Ryszard Szopa <ryszard.szopa at gmail.com> writes:

>> The main determinant of Python's performance isn't the interpreter
>> overhead, but the amount of work that must be done at run-time and
>> cannot be moved to compile-time or optimized away.
>
> Well, I am still not convinced that Python is intrinsically
> un-compilable :-).

It's not.  My point is that it's very hard to optimize if your goal is
to implement Python as currently defined.

> Some optimizations that are nowadays done by hand probably could be
> abstracted.

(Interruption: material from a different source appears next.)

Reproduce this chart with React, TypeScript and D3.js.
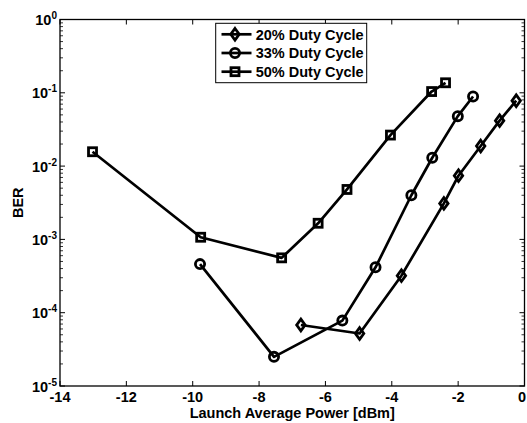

Think assigning a method to a local variable before using
> it in a loop...

That's an example of what I'm talking about: it is simply not correct
to cache methods in general.  If you think changing classes is a
no-no, remember that function objects can be and do get added to an
individual instance's __dict__.  Of course, your compiler could
support a declaration that disables the optimization for code that
really needs to do it, but then you're no longer compatible with
Python.  (And by "Python" I don't mean just CPython, but the core
language as defined by the language reference and implemented in
CPython, Jython, and IronPython.)

> Anyway, I won't be very surprised if in a couple of years your
> average c.l.py troll is going to be asking "So I heard that Python
> is an interpreted only language, how can it be any good?", and you
> will be explaining for the thousandth time: "Since version 4.2
> Python has a fast native code compiler, so...". ;-)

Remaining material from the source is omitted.